3D point cloud-based 6D pose estimation using the pedicel morphological features of fruits and vegetables

This study proposes a method to estimate the 6D pose of pedicels using the morphological features of fruits and vegetables. The pedicel, a critical element connecting fruits to their stems, significantly influences the precision and efficiency of agricultural harvesting robots. The proposed system employs 3D point cloud data obtained from RGB-D cameras, using differences in width and curvature to identify the location and orientation of the pedicel. A lightweight YOLOv8n-seg architecture is employed to detect fruits and vegetables, computing the local curvature to estimate pedicel positions. The experimental evaluations on tomatoes and Cucumis melo (C. melo) demonstrate the capability of the proposed system to handle diverse agricultural environments.

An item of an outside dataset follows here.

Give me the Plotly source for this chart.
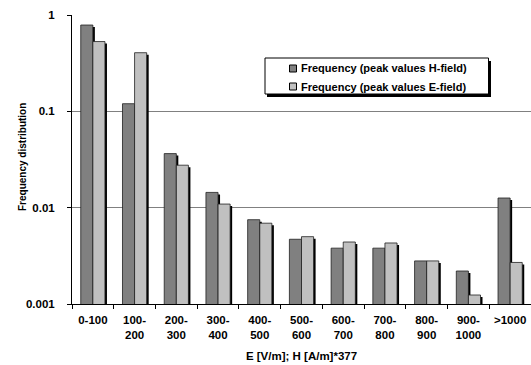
import plotly.graph_objects as go

categories = ["0-100", "100-200", "200-300", "300-400", "400-500", "500-600",
              "600-700", "700-800", "800-900", "900-1000", ">1000"]
tick_labels = ["0-100", "100-<br>200", "200-<br>300", "300-<br>400", "400-<br>500",
               "500-<br>600", "600-<br>700", "700-<br>800", "800-<br>900",
               "900-<br>1000", ">1000"]
series_names = ["Frequency (peak values H-field)", "Frequency (peak values E-field)"]
h_field = [0.787, 0.120, 0.0364, 0.0144, 0.0075, 0.0047, 0.0038, 0.0038,
           0.0028, 0.0022, 0.0126]
e_field = [0.530, 0.406, 0.0276, 0.0109, 0.0069, 0.0050, 0.0044, 0.0043,
           0.0028, 0.00124, 0.0027]

FONT = "Liberation Sans, Arial, sans-serif"
COLORS = ["#808080", "#c0c0c0"]

W, H = 531, 365
L, R, T, B = 72, 0, 15, 61
pw, ph = W - L - R, H - T - B
cat_px = pw / len(categories)
decade_px = ph / 3.0

BAR_W = 0.29
SHADOW_DX = 2 / cat_px
SHADOW_FY = 10 ** (-2 / decade_px)

fig = go.Figure()
# drop shadows (drawn first, behind the bars)
for i, vals in enumerate([h_field, e_field]):
    fig.add_trace(go.Bar(x=categories, y=[v * SHADOW_FY for v in vals],
                         width=BAR_W, offset=-BAR_W + i * BAR_W + SHADOW_DX,
                         marker=dict(color="black", line=dict(width=0)),
                         showlegend=False, hoverinfo="skip"))
for i, vals in enumerate([h_field, e_field]):
    fig.add_trace(go.Bar(x=categories, y=vals, name=series_names[i],
                         width=BAR_W, offset=-BAR_W + i * BAR_W,
                         marker=dict(color=COLORS[i], line=dict(color="#202020", width=0.8)),
                         showlegend=False))

def px_x(x):
    return (x - L) / pw

def px_y(y):
    return (H - B - y) / ph

shapes = []
annotations = []
# legend box with shadow
shapes.append(dict(type="rect", xref="paper", yref="paper",
                   x0=px_x(267), x1=px_x(491), y0=px_y(97), y1=px_y(61),
                   fillcolor="black", line=dict(width=0), layer="above"))
shapes.append(dict(type="rect", xref="paper", yref="paper",
                   x0=px_x(265), x1=px_x(488.5), y0=px_y(94), y1=px_y(58),
                   fillcolor="white", line=dict(color="black", width=1), layer="above"))
for i, name in enumerate(series_names):
    cy = 68.5 + i * 18
    shapes.append(dict(type="rect", xref="paper", yref="paper",
                       x0=px_x(289.5), x1=px_x(296.5), y0=px_y(cy + 3.5), y1=px_y(cy - 3.5),
                       fillcolor=COLORS[i], line=dict(color="black", width=1), layer="above"))
    annotations.append(dict(xref="paper", yref="paper", x=px_x(299), y=px_y(cy),
                            xanchor="left", yanchor="middle", showarrow=False,
                            text="<b>%s</b>" % name,
                            font=dict(family=FONT, size=11, color="black")))
# y axis title
annotations.append(dict(xref="paper", yref="paper", x=px_x(22), y=px_y(157),
                        xanchor="center", yanchor="middle", showarrow=False,
                        textangle=-90, text="<b>Frequency distribution</b>",
                        font=dict(family=FONT, size=10, color="black")))

fig.update_layout(
    width=W, height=H,
    margin=dict(l=L, r=R, t=T, b=B, pad=0),
    paper_bgcolor="white", plot_bgcolor="white",
    barmode="overlay",
    font=dict(family=FONT, size=11.5, color="black"),
    showlegend=False,
    shapes=shapes, annotations=annotations,
    xaxis=dict(
        automargin=False,
        tickmode="array", tickvals=categories, ticktext=["<b>%s</b>" % t for t in tick_labels],
        tickson="boundaries", ticks="outside", ticklen=4, tickcolor="black",
        ticklabelstandoff=5,
        showline=True, linecolor="black", linewidth=1,
        showgrid=False, tickfont=dict(size=11.5),
        title=dict(text="<b>E [V/m]; H [A/m]*377</b>", font=dict(size=11.5), standoff=12),
    ),
    yaxis=dict(
        automargin=False,
        type="log", range=[-3, 0],
        tickmode="array", tickvals=[0.001, 0.01, 0.1, 1],
        ticktext=["<b>0.001</b>", "<b>0.01</b>", "<b>0.1</b>", "<b>1</b>"],
        ticks="outside", ticklen=4, tickcolor="black", ticklabelstandoff=10,
        showline=True, linecolor="black", linewidth=1,
        showgrid=True, gridcolor="#808080", gridwidth=1,
        tickfont=dict(size=11.5),
    ),
)

fig.write_html("out.html", config={"displayModeBar": False},
               post_script="document.body.style.margin='0';")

For C. melo, the system achieved a precision of 0.927, recall of 0.809 and F1-score of 0.864. For tomatoes, precision and recall were both 0.837, resulting in an F1-score of 0.837. Positional errors along the $x$-, $y$- and $z$-axes averaged 1.34, 3.19 and 4.79 mm , respectively, for the C. melo, with corresponding root mean squared errors of 7.95, 5.46 and 5.13 mm. Orientational errors averaged 2.14°, 1.14°and -1.49°for $\varphi$, $\theta$ and $\psi$, respectively. Smoothing algorithms, including linear interpolation for translation and spherical linear interpolation for rotation, address positional and orientational instability, further enhancing trajectory precision. The system achieved real-time operation with a processing speed exceeding 20 fps with smoothing, making it suitable for dynamic agricultural tasks. The results highlight the robust performance of the system in accurately identifying and approaching pedicels, even in occluded or clustered conditions.